On March 10, 2025, the federal court for the Southern District of Ohio sentenced former Cincinnati defense attorney Richard Louis Crosby III to 37 months in federal prison for Social Security fraud. The 37-year-old pleaded guilty in July 2024 to using the identifying information of his girlfriend, his father and a dead man to fraudulently apply for employment with law firms around the country—after he had been disbarred for stealing funds from clients. He was also accused of defrauding prisoner clients.

Crosby was fired in 2019 from Cincinnati’s Strauss Troy firm for allegedly stealing funds from clients. The Cincinnati Bar Association filed a complaint against him in November 2020. He agreed to surrender his law license five months later, and Crosby was indicted for the thefts in Hamilton County in June and November 2021.

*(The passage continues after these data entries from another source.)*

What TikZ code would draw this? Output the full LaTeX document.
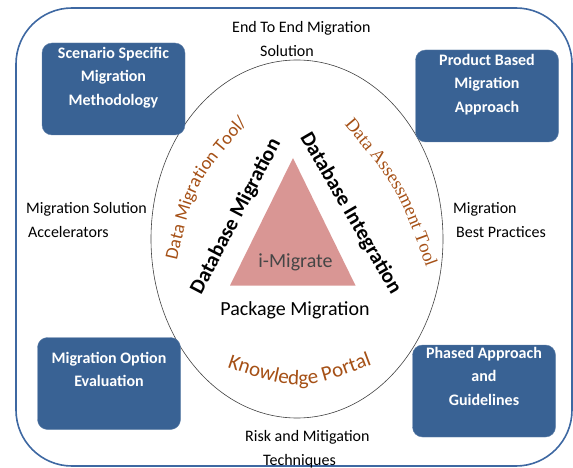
\documentclass[tikz,border=0pt]{standalone}
\usepackage{fontspec}
\setmainfont{Carlito}
\newfontfamily\serifo{Liberation Serif}
\usetikzlibrary{decorations.text,shapes.geometric}
\definecolor{boxblue}{RGB}{57,98,148}
\definecolor{outerblue}{RGB}{62,104,162}
\definecolor{pinktri}{RGB}{217,150,148}
\definecolor{orangec}{RGB}{165,80,22}
\definecolor{imgray}{RGB}{70,70,70}
\newcommand\orfont{\fontsize{18.5}{20}\selectfont\color{orangec}}
\newcommand\orfonts{\serifo\fontsize{18.5}{20}\selectfont\color{orangec}}
\newcommand\orfontb{\fontsize{21}{22}\selectfont\color{orangec}}
\tikzset{
  outerframe/.style={draw=outerblue, line width=1.6pt, rounded corners=56pt},
  bluebox/.style={fill=boxblue, draw=boxblue!80!white, rounded corners=10pt, minimum width=143pt, minimum height=92pt, inner sep=0pt},
  boxtxt/.style={text=white, font=\fontsize{16}{23.5}\selectfont\bfseries, align=center, inner sep=0pt},
  plaintxt/.style={text=black, font=\fontsize{16}{24}\selectfont, align=left, inner sep=0pt},
  bigbold/.style={text=black, font=\fontsize{21}{24}\selectfont\bfseries, inner sep=0pt},
  bigreg/.style={text=black, font=\fontsize{20}{24}\selectfont, inner sep=0pt},
}
\begin{document}
\begin{tikzpicture}[x=1pt,y=1pt]
\useasboundingbox (0,0) rectangle (573,-468);
% outer frame
\draw[outerframe] (16,-8) rectangle (572,-466);
% ellipse
\node[draw=black!75, line width=0.6pt, ellipse, inner sep=0pt, minimum width=292pt, minimum height=358pt] (ell) at (297,-239) {};
% triangle
\coordinate (ta) at (293,-158);
\coordinate (tl) at (230,-285.5);
\coordinate (tr) at (355.5,-285.5);
\fill[pinktri] (ta) -- (tl) -- (tr) -- cycle;
\node[text=imgray, font=\fontsize{20}{24}\selectfont, inner sep=0pt] (imig) at (295.5,-262) {i-Migrate};
% boxes
\node[bluebox] (b1) at (113.5,-89) {};
\node[boxtxt, anchor=north] (t1) at (113.5,-47) {Scenario Specific\\Migration\\Methodology};
\node[bluebox] (b2) at (487,-96) {};
\node[boxtxt, anchor=north] (t2) at (487,-54) {Product Based\\Migration\\Approach};
\node[bluebox] (b3) at (109,-383.5) {};
\node[boxtxt, anchor=north] (t3) at (109,-352) {Migration Option\\Evaluation};
\node[bluebox] (b4) at (484,-391) {};
\node[boxtxt, anchor=north] (t4) at (484,-347) {Phased Approach\\and\\Guidelines};
% outer texts
\node[plaintxt, anchor=north west] (top) at (232,-21) {End To End Migration\\\hspace*{28pt}Solution};
\node[plaintxt, anchor=north west] (lft) at (26,-202) {Migration Solution\\\hspace*{2pt}Accelerators};
\node[plaintxt, anchor=north west] (rgt) at (453,-202) {Migration\\\hspace*{3pt}Best Practices};
\node[plaintxt, anchor=north west] (bot) at (245,-430) {Risk and Mitigation\\\hspace*{18pt}Techniques};
% inner black texts
\node[bigbold, rotate=62.4] (dbm) at (236,-216.5) {Database Migration};
\node[bigbold, rotate=-59.8] (dbi) at (350.5,-213.5) {Database Integration};
\node[bigreg] (pkg) at (295,-310) {Package Migration};
% curved orange texts
\coordinate (dmS) at (176,-264);
\coordinate (dmC) at (195,-183);
\coordinate (dmE) at (250,-120);
\path[decorate, decoration={text along path, text align=center, text={|\orfont|Data Migration Tool/}}] (dmS) .. controls (dmC) .. (dmE);
\coordinate (daS) at (341,-120.5);
\coordinate (daC) at (398,-188.5);
\coordinate (daE) at (428,-272.5);
\path[decorate, decoration={text along path, text align=center, text={|\orfonts|Data Assessment Tool}}] (daS) .. controls (daC) .. (daE);
\coordinate (kpS) at (220,-365);
\coordinate (kpC) at (299,-392);
\coordinate (kpE) at (379,-362);
\path[decorate, decoration={text along path, text align=center, text={|\orfontb|Knowledge Portal}}] (kpS) .. controls (kpC) .. (kpE);
\end{tikzpicture}
\end{document}
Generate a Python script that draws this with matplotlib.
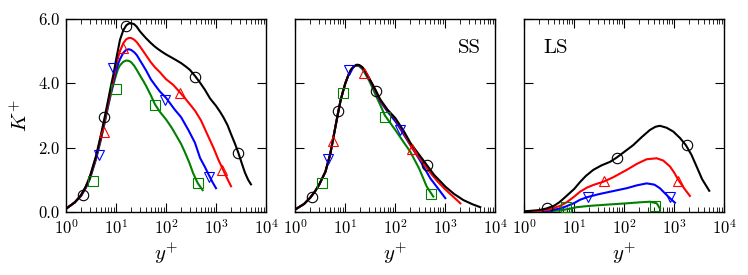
import matplotlib
matplotlib.use('Agg')
import matplotlib.pyplot as plt
import matplotlib.ticker as tck

plt.rcParams['font.family'] = 'serif'
plt.rcParams['font.serif'] = ['cmr10', 'DejaVu Serif']
plt.rcParams['mathtext.fontset'] = 'cm'
plt.rcParams['axes.formatter.use_mathtext'] = True
plt.rcParams['axes.unicode_minus'] = False

COLORS = {'black': 'k', 'red': '#ff0000', 'blue': '#0000ff', 'green': '#008000'}
MARKERS = {'black': 'o', 'red': '^', 'blue': 'v', 'green': 's'}

# ---- panel 1: total K+ ----
p1_black_y = [1, 1.5, 2, 2.5, 3, 4, 5, 6, 7, 8, 9, 10, 11, 12, 14, 16, 18, 20, 23, 26,
              30, 35, 40, 50, 60, 70, 85, 100, 130, 160, 200, 250, 300, 380, 480, 600,
              760, 1000, 1200, 1400, 1700, 2000, 2400, 2800, 3300, 3800, 4400, 5000]
p1_black_k = [0.1, 0.3, 0.53, 0.8, 1.1, 1.75, 2.4, 2.98, 3.5, 3.95, 4.32, 4.72, 5.05,
              5.35, 5.65, 5.8, 5.86, 5.87, 5.84, 5.76, 5.62, 5.5, 5.4, 5.25, 5.14, 5.06,
              4.97, 4.9, 4.8, 4.72, 4.63, 4.52, 4.42, 4.23, 4.02, 3.8, 3.53, 3.3, 3.12,
              2.95, 2.7, 2.42, 2.12, 1.84, 1.5, 1.22, 1.0, 0.86]
p1_red_y = [1, 1.5, 2, 2.5, 3, 4, 5, 6, 7, 8, 9, 10, 11, 12, 14, 16, 18, 20, 23, 26, 30,
            35, 40, 50, 60, 75, 100, 140, 190, 260, 380, 500, 700, 900, 1120, 1400, 1700,
            2000]
p1_red_k = [0.1, 0.3, 0.52, 0.79, 1.08, 1.72, 2.35, 2.9, 3.4, 3.82, 4.18, 4.5, 4.8, 5.0,
            5.25, 5.37, 5.41, 5.41, 5.36, 5.28, 5.15, 5.0, 4.87, 4.65, 4.5, 4.35, 4.13,
            3.95, 3.72, 3.47, 3.15, 2.85, 2.35, 1.98, 1.62, 1.3, 1.02, 0.8]
p1_blue_y = [1, 1.5, 2, 2.5, 3, 4, 5, 6, 7, 8, 9, 10, 11, 12, 14, 16, 18, 20, 23, 26, 30,
             35, 40, 50, 60, 75, 100, 150, 200, 280, 380, 480, 600, 720, 850, 1000]
p1_blue_k = [0.1, 0.3, 0.5, 0.77, 1.05, 1.68, 2.3, 2.85, 3.35, 3.75, 4.08, 4.38, 4.6,
             4.75, 4.95, 5.04, 5.06, 5.04, 4.97, 4.88, 4.72, 4.55, 4.4, 4.12, 3.95, 3.75,
             3.55, 3.18, 2.95, 2.55, 2.15, 1.68, 1.4, 1.15, 0.93, 0.74]
p1_green_y = [1, 1.5, 2, 2.5, 3, 4, 5, 6, 7, 8, 9, 10, 11, 12, 14, 16, 18, 20, 23, 26, 30,
              35, 40, 50, 60, 75, 100, 130, 160, 200, 240, 290, 350, 430, 540]
p1_green_k = [0.1, 0.3, 0.5, 0.75, 1.02, 1.65, 2.25, 2.8, 3.3, 3.7, 4.0, 4.25, 4.45, 4.56,
              4.67, 4.71, 4.7, 4.66, 4.55, 4.42, 4.25, 4.08, 3.92, 3.62, 3.35, 3.12, 2.88,
              2.62, 2.38, 2.12, 1.85, 1.55, 1.2, 0.9, 0.68]

p1_black_my = [2.15, 5.85, 15.8, 380, 2800]
p1_black_mk = [0.53, 2.96, 5.77, 4.21, 1.84]
p1_red_my = [5.66, 14, 190, 1300]
p1_red_mk = [2.5, 5.09, 3.69, 1.3]
p1_blue_my = [4.5, 8.9, 95, 740]
p1_blue_mk = [1.77, 4.47, 3.48, 1.1]
p1_green_my = [3.4, 10, 60, 430]
p1_green_mk = [0.97, 3.82, 3.33, 0.91]

# ---- panel 2: small scales (SS) ----
p2_wall_y = [1, 1.5, 2, 2.5, 3, 4, 5, 6, 7, 8, 9, 10, 11.5, 13, 15]
p2_wall_k = [0.08, 0.25, 0.45, 0.65, 0.85, 1.25, 1.8, 2.45, 3.0, 3.45, 3.75, 4.0, 4.25,
             4.42, 4.53]
p2_black_y = p2_wall_y + [17, 19, 22, 25, 30, 35, 40, 50, 70, 100, 150, 200, 300, 400,
                          600, 800, 1000, 1500, 2300, 3500, 5000]
p2_black_k = p2_wall_k + [4.58, 4.57, 4.5, 4.38, 4.16, 3.97, 3.8, 3.5, 3.18, 2.92, 2.5,
                          2.15, 1.78, 1.52, 1.15, 0.95, 0.79, 0.56, 0.37, 0.24, 0.15]
p2_red_y = p2_wall_y + [17, 19, 22, 25, 30, 35, 40, 50, 70, 100, 150, 219, 300, 500, 700,
                        1000, 1500, 2000]
p2_red_k = p2_wall_k + [4.57, 4.56, 4.49, 4.37, 4.15, 3.96, 3.79, 3.47, 3.16, 2.9, 2.45,
                        1.98, 1.7, 1.22, 0.95, 0.7, 0.45, 0.27]
p2_blue_y = p2_wall_y + [17, 19, 22, 25, 30, 35, 40, 50, 70, 100, 124, 200, 300, 500, 700,
                         1000]
p2_blue_k = p2_wall_k + [4.57, 4.55, 4.48, 4.36, 4.13, 3.94, 3.77, 3.44, 3.12, 2.82, 2.6,
                         2.08, 1.65, 1.05, 0.75, 0.43]
p2_green_y = p2_wall_y + [17, 19, 22, 25, 30, 35, 40, 50, 62, 100, 150, 200, 300, 425, 575]
p2_green_k = p2_wall_k + [4.55, 4.53, 4.44, 4.3, 4.08, 3.86, 3.65, 3.33, 3.0, 2.55, 2.15,
                          1.87, 1.35, 0.79, 0.48]

p2_black_my = [2.13, 7.2, 41, 425]
p2_black_mk = [0.48, 3.14, 3.77, 1.46]
p2_red_my = [5.75, 24, 219]
p2_red_mk = [2.22, 4.33, 1.96]
p2_blue_my = [4.45, 12, 124]
p2_blue_mk = [1.64, 4.41, 2.55]
p2_green_my = [3.4, 9.1, 62, 515]
p2_green_mk = [0.91, 3.69, 2.96, 0.56]

# ---- panel 3: large scales (LS) ----
p3_black_y = [1, 2, 2.8, 4, 5, 7, 10, 13, 17, 24, 35, 52, 70, 100, 151, 220, 325, 420,
              515, 700, 955, 1300, 1700, 2200, 2800, 3600, 5000]
p3_black_k = [0.02, 0.06, 0.11, 0.2, 0.3, 0.5, 0.72, 0.93, 1.12, 1.31, 1.45, 1.56, 1.69,
              1.87, 2.08, 2.32, 2.55, 2.65, 2.68, 2.62, 2.5, 2.3, 2.08, 1.78, 1.41, 1.02,
              0.66]
p3_red_y = [1, 2, 3, 5.2, 7, 10, 13, 18, 25, 38, 60, 112, 180, 280, 445, 600, 815, 1000,
            1200, 1600, 2050]
p3_red_k = [0.01, 0.03, 0.07, 0.19, 0.3, 0.48, 0.63, 0.76, 0.85, 0.94, 1.08, 1.31, 1.5,
            1.64, 1.67, 1.6, 1.42, 1.22, 1.0, 0.72, 0.5]
p3_blue_y = [1, 2, 3, 5.2, 7, 10, 13, 18, 30, 52, 112, 180, 280, 400, 515, 650, 815, 1030]
p3_blue_k = [0.01, 0.02, 0.04, 0.11, 0.18, 0.28, 0.38, 0.46, 0.55, 0.63, 0.74, 0.83, 0.89,
             0.85, 0.74, 0.58, 0.43, 0.29]
p3_green_y = [1, 3, 5.2, 8, 11.2, 20, 46, 112, 200, 325, 445, 515]
p3_green_k = [0.0, 0.02, 0.05, 0.1, 0.15, 0.19, 0.23, 0.27, 0.3, 0.32, 0.27, 0.11]

p3_black_my = [2.8, 70, 1770]
p3_black_mk = [0.12, 1.67, 2.08]
p3_red_my = [39, 1200]
p3_red_mk = [0.95, 0.97]
p3_blue_my = [19, 815]
p3_blue_mk = [0.46, 0.48]
p3_green_my = [6.8, 410]
p3_green_mk = [0.15, 0.19]

panels = [
    {
        'lines': {
            'green': (p1_green_y, p1_green_k), 'blue': (p1_blue_y, p1_blue_k),
            'red': (p1_red_y, p1_red_k), 'black': (p1_black_y, p1_black_k),
        },
        'marks': {
            'green': (p1_green_my, p1_green_mk), 'blue': (p1_blue_my, p1_blue_mk),
            'red': (p1_red_my, p1_red_mk), 'black': (p1_black_my, p1_black_mk),
        },
        'label': None,
    },
    {
        'lines': {
            'green': (p2_green_y, p2_green_k), 'blue': (p2_blue_y, p2_blue_k),
            'red': (p2_red_y, p2_red_k), 'black': (p2_black_y, p2_black_k),
        },
        'marks': {
            'green': (p2_green_my, p2_green_mk), 'blue': (p2_blue_my, p2_blue_mk),
            'red': (p2_red_my, p2_red_mk), 'black': (p2_black_my, p2_black_mk),
        },
        'label': ('SS', 0.93, 'right'),
    },
    {
        'lines': {
            'green': (p3_green_y, p3_green_k), 'blue': (p3_blue_y, p3_blue_k),
            'red': (p3_red_y, p3_red_k), 'black': (p3_black_y, p3_black_k),
        },
        'marks': {
            'green': (p3_green_my, p3_green_mk), 'blue': (p3_blue_my, p3_blue_mk),
            'red': (p3_red_my, p3_red_mk), 'black': (p3_black_my, p3_black_mk),
        },
        'label': ('LS', 0.095, 'left'),
    },
]

fig = plt.figure(figsize=(7.48, 2.75), dpi=100)
lefts = [66 / 748, 295.3 / 748, 524.3 / 748]
for i, (left, panel) in enumerate(zip(lefts, panels)):
    ax = fig.add_axes([left, 63 / 275, 200 / 748, 193 / 275])
    for name, (y, k) in panel['lines'].items():
        ax.plot(y, k, color=COLORS[name], linewidth=1.5, zorder=3)
    for name, (y, k) in panel['marks'].items():
        ax.plot(y, k, linestyle='none', marker=MARKERS[name], markersize=7.5,
                markerfacecolor='none', markeredgecolor=COLORS[name],
                markeredgewidth=0.8, zorder=4)
    ax.set_xscale('log')
    ax.set_xlim(1, 1e4)
    ax.set_ylim(0, 6)
    ax.set_yticks([0, 2, 4, 6])
    ax.xaxis.set_major_locator(tck.LogLocator(base=10, numticks=10))
    ax.xaxis.set_minor_locator(tck.LogLocator(base=10, subs=range(2, 10), numticks=10))
    ax.xaxis.set_minor_formatter(tck.NullFormatter())
    ax.tick_params(which='both', direction='in', top=True, right=True, labelsize=12)
    ax.tick_params(which='major', length=6.5, width=0.8, pad=4.5)
    ax.tick_params(which='minor', length=3.5, width=0.6)
    for sp in ax.spines.values():
        sp.set_linewidth(1.0)
    ax.set_xlabel(r'$y^{+}$', fontsize=15, labelpad=3)
    if i == 0:
        ax.yaxis.set_major_formatter(tck.FormatStrFormatter('%.1f'))
        ax.set_ylabel(r'$K^{+}$', fontsize=15, labelpad=5)
    else:
        ax.set_yticklabels([])
    if panel['label']:
        text, x, ha = panel['label']
        ax.text(x, 0.85, text, transform=ax.transAxes, ha=ha, va='center', fontsize=15)

fig.savefig('out.png', dpi=100)
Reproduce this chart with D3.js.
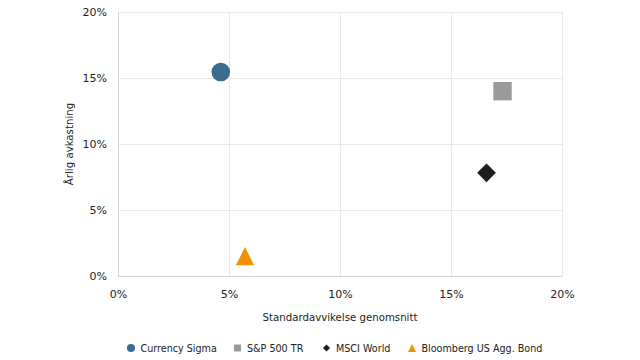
<!DOCTYPE html>
<html><head><meta charset="utf-8">
<script src="https://cdn.jsdelivr.net/npm/d3@7"></script>
<style>body{margin:0;background:#fff}svg{display:block;font-family:"DejaVu Sans",Verdana,sans-serif}</style>
</head><body><svg id="c" width="640" height="360"></svg>
<script>
const names = ["Currency Sigma","S&P 500 TR","MSCI World","Bloomberg US Agg. Bond"];
const risk = [4.63, 17.32, 16.6, 5.72];
const ret = [15.45, 14.0, 7.82, 1.5];
const colors = ["#3b6b8d","#9a9a9a","#1e1e1e","#f39200"];
const ticks = [0,5,10,15,20];
const xTitle = "Standardavvikelse genomsnitt";
const yTitle = "Årlig avkastning";

const tallTriangle = {draw(ctx, size){ const h = Math.sqrt(size); ctx.moveTo(0,-h/2); ctx.lineTo(h/2,h/2); ctx.lineTo(-h/2,h/2); ctx.closePath(); }};
const shapes = [d3.symbolCircle, d3.symbolSquare, d3.symbolSquare, tallTriangle];
const rot = [0,0,45,0];

const svg = d3.select("#c");
const m = {l:118, r:562, t:12, b:276};
const x = d3.scaleLinear().domain([0,20]).range([m.l,m.r]);
const y = d3.scaleLinear().domain([0,20]).range([m.b,m.t]);

svg.append("g").selectAll("line").data(ticks).join("line")
  .attr("x1",d=>x(d)).attr("x2",d=>x(d)).attr("y1",m.t).attr("y2",m.b)
  .attr("stroke","#e8e8e8").attr("shape-rendering","crispEdges");
svg.append("g").selectAll("line").data(ticks).join("line")
  .attr("x1",m.l).attr("x2",m.r).attr("y1",d=>y(d)).attr("y2",d=>y(d))
  .attr("stroke","#e8e8e8").attr("shape-rendering","crispEdges");
svg.append("line").attr("x1",m.l).attr("x2",m.l).attr("y1",m.t).attr("y2",m.b).attr("stroke","#d4d4d4").attr("shape-rendering","crispEdges");
svg.append("line").attr("x1",m.l).attr("x2",m.r).attr("y1",m.b).attr("y2",m.b).attr("stroke","#d4d4d4").attr("shape-rendering","crispEdges");

const xa = d3.axisBottom(x).tickValues(ticks).tickFormat(d=>d+"%").tickSize(0).tickPadding(14);
const gx = svg.append("g").attr("transform",`translate(0,${m.b})`).call(xa);
gx.select(".domain").remove();
gx.selectAll("text").attr("font-size",11).attr("fill","#222").attr("font-family","DejaVu Sans");
const ya = d3.axisLeft(y).tickValues(ticks).tickFormat(d=>d+"%").tickSize(0).tickPadding(11);
const gy = svg.append("g").attr("transform",`translate(${m.l},0)`).call(ya);
gy.select(".domain").remove();
gy.selectAll("text").attr("font-size",11).attr("fill","#222").attr("font-family","DejaVu Sans");

svg.append("text").attr("x",(m.l+m.r)/2).attr("y",321).attr("text-anchor","middle")
  .attr("font-size",10.2).attr("fill","#222").text(xTitle);
svg.append("text").attr("transform",`translate(73,${(m.t+m.b)/2}) rotate(-90)`).attr("text-anchor","middle")
  .attr("font-size",10.2).attr("fill","#222").text(yTitle);

const sizes = [272, 338, 175, 330];
svg.append("g").selectAll("path").data(names).join("path")
  .attr("transform",(d,i)=>`translate(${x(risk[i])},${y(ret[i])}) rotate(${rot[i]})`)
  .attr("d",(d,i)=>d3.symbol().type(shapes[i]).size(sizes[i])())
  .attr("fill",(d,i)=>colors[i]);

const lx = [131, 237.5, 326.5, 412];
const lsizes = [52, 49, 26, 64];
const lg = svg.append("g");
names.forEach((n,i)=>{
  lg.append("path").attr("transform",`translate(${lx[i]},348) rotate(${rot[i]})`)
    .attr("d",d3.symbol().type(shapes[i]).size(lsizes[i])()).attr("fill",colors[i]);
  lg.append("text").attr("x",lx[i]+9.5).attr("y",351.5).attr("font-size",9.6).attr("fill","#222").text(n);
});
</script></body></html>
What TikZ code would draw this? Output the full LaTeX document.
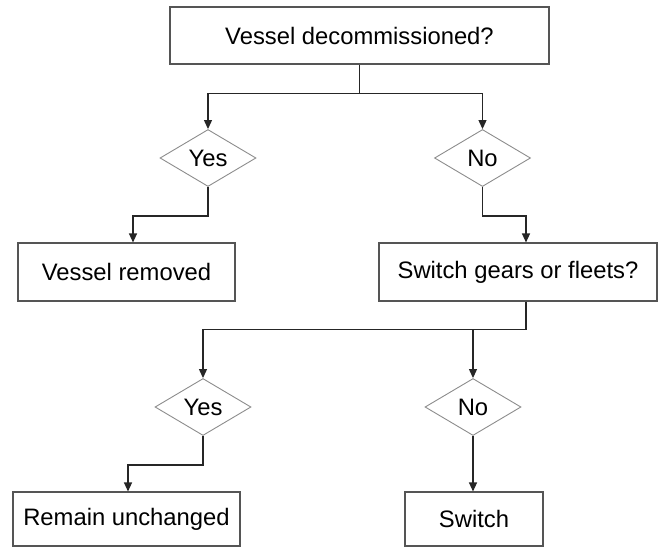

Meanwhile, Crosby didn’t stop holding himself out as an attorney. He assumed a stolen identity, applying to a law firm in Washington, D.C. that briefly hired him as “Richard Williams” in June 2021—the same month that he was first indicted in Ohio.

After his second indictment, the Hamilton County Court entered a disbarment order for Crosby. But he used the stolen identity again in June 2022 to land a job with a California firm, working as an attorney for three months at a $150,000 annual salary.

A month before that, Crosby had been arrested on the Hamilton County charges, eventually receiving a probated sentence in June 2023. He used his girlfriend’s Social Security number to apply to a Miami law firm in September 2022, beginning work the following month with a $5,000 signing bonus and a $185,000 annual salary—until investigators showed up from the Clermont County Child Support Enforcement Office in April 2023.

His cover blown, Crosby was fired by the Miami firm. But he continued to interview with other law firms, using the identity of a dead North Carolina man to land a $285,000-a-year job in September 2023 with a California practice. Crosby also falsely claimed to be a former U.S. Marine and a football player at the University of Michigan, but those lies did not earn him any charges when he was finally indicted by federal prosecutors in November 2023.

Before his plea in that case, and while free on bond in Cincinnati in early 2024, Crosby ran yet another scheme to defraud prisoners and their families of fees in exchange for promised work on appeals, parole and other post-conviction relief—none of which he was licensed to perform. Prosecutors didn’t learn about that until September 2024, at which point Crosby was in a cell awaiting trial

The Court revoked his bond in June 2024 after he missed a hearing and claimed that he was hospitalized on a “morphine drip.” As his GPS tracker revealed, Crosby actually spent the morning parked outside a hospital in an apparent attempt to fool the device.

In addition to his prison term, Crosby was ordered to serve three years of supervised release and perform 300 hours of community service, as well as pay $170,769.29 in restitution to two law firms he defrauded; an amount due to a third firm had yet to be determined. See: United States v. Crosby, USDC (S.D. Ohio), Case No. 1:23-cr-00111.